The gun the suspect used had been reported stolen earlier in the day in Rowan County.

Reagan said more information will be released when the SBI investigation is completed.

He praised the work of his officer, and said they are being given the support they need.

“We believe in the training and experience of our officers to make the right decisions,” Reagan said. “We have to be diligent with every call. Those dangers are there all the time.”

Black also praised the community, especially potential witnesses, who all came forward with information about the incident and concern about the officer.

She also praised the help from other law enforcement agencies, who were on the scene quickly to help as needed.

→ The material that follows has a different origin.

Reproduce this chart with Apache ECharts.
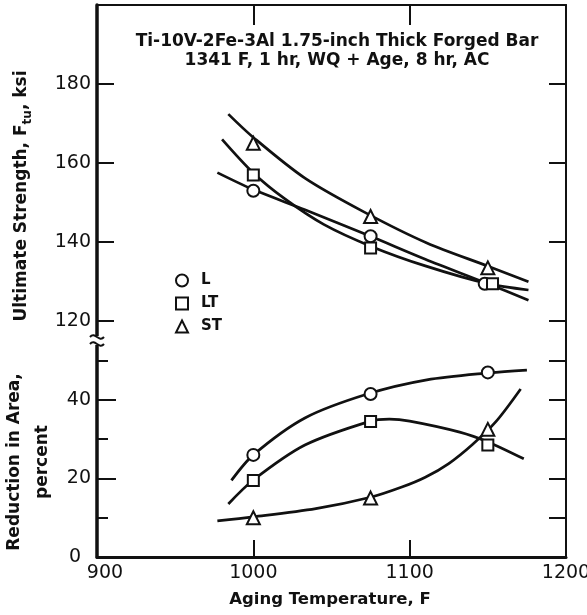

“The officers who assisted, from our agency to other agencies, really worked together. Our officers are such a family.

“Everyone has been very cooperative,” Black said. “It is proof of effective community policing.

“We appreciate the continued support of our community as we work through this investigation. The responsibility of a law enforcement officer to serve and protect is a serious responsibility and one that our officer did not take lightly.”

She also offered condolences to Wilson’s family.

“Any loss of life is a loss to our community,” she said. “We extend condolences to the family, friends and loved ones of Mr. Wilson.”

Wilson’s record includes a couple of minor run-ins with Salisbury police. His life, according to his sister, Melody Council, had been tough.

“He was a good man,” she said. “He had a rough life growing up in the system and he battled with mental illness and losing custody of his daughter, but he was such an amazing human being. He made everyone around him smile and laugh and he loved children. All his nieces and nephews loved him so much. He loved his daughter with everything he had in him.

“He was not in his right mind at the time. I know that doesn’t excuse his behavior, but he was someone’s father, brother and son and he had a good heart,” she said.